Marlon Smith

Personal information
- Born: September 9, 1989 (age 36) San Antonio, Texas, U.S.
- Height: 6 ft 6 in (198 cm)
- Weight: 245 lb (111 kg; 17 st 7 lb)
- Football career

Profile
- Position: Defensive lineman

Career information
- High school: San Antonio (TX) Wagner
- College: UTSA (2011)

Career history
- Ottawa Redblacks (2014–2016); San Antonio Commanders (2019)*;
- * Offseason and/or practice squad member only

Sport
- Basketball career

Career information
- College: St. Mary's (TX) (2008–2009);

= Marlon Smith =

American gridiron football player (born 1989)

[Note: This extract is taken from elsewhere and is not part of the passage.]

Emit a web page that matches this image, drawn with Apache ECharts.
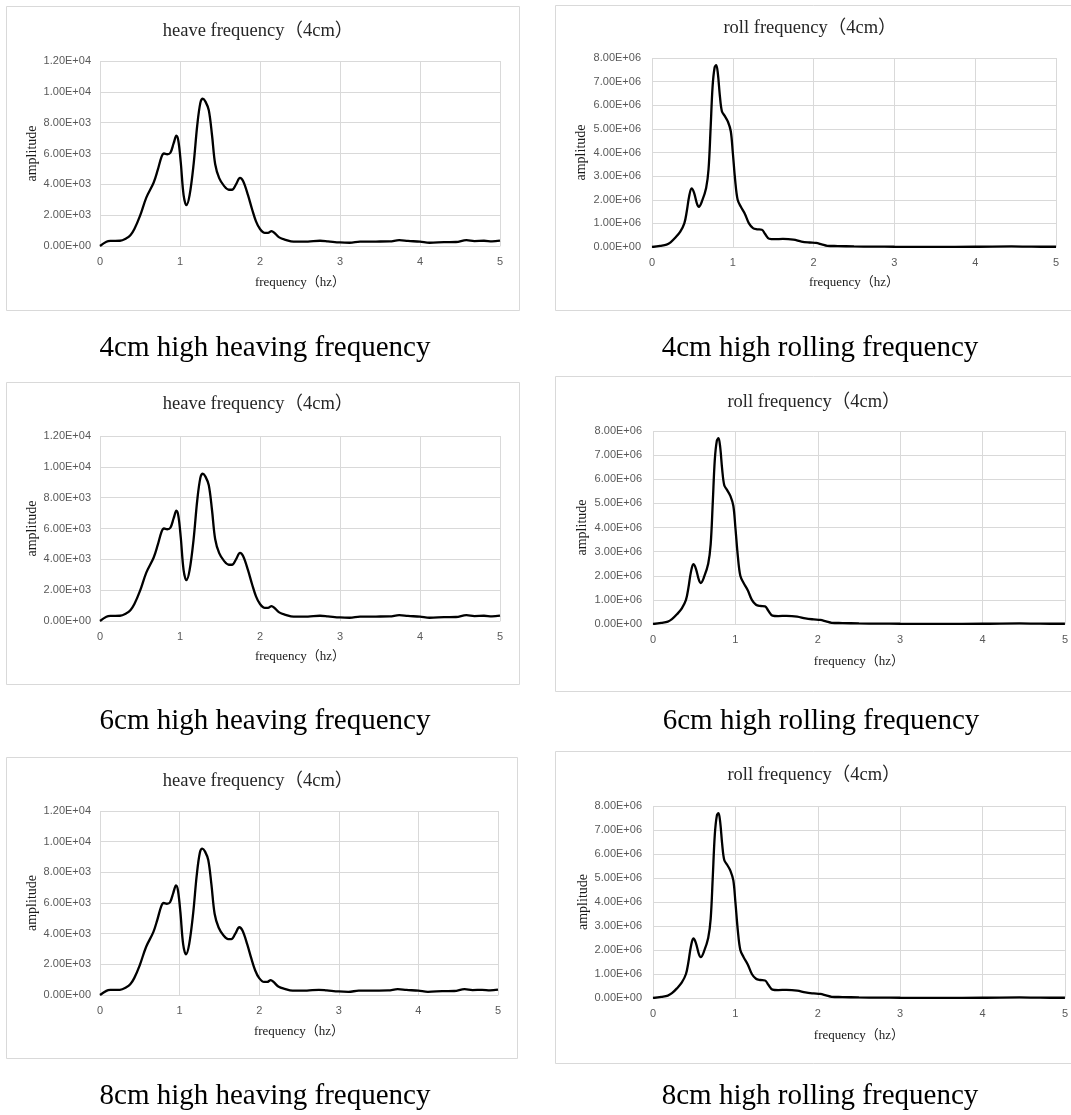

Marlon Lamont Smith (born September 9, 1989) is an American former professional football defensive lineman who played three seasons in the Canadian Football League (CFL) for the Ottawa Redblacks from 2014 to 2016.

==College career==
Smith played one year of college basketball for the St. Mary's Rattlers in the 2008–09 season.

He played college football for the UTSA Roadrunners, leading the team in sacks for the 2011 season. In August 2012, Smith left the UTSA football team due to a violation of team rules.

==Professional career==
Smith signed with the Ottawa Redblacks in 2014.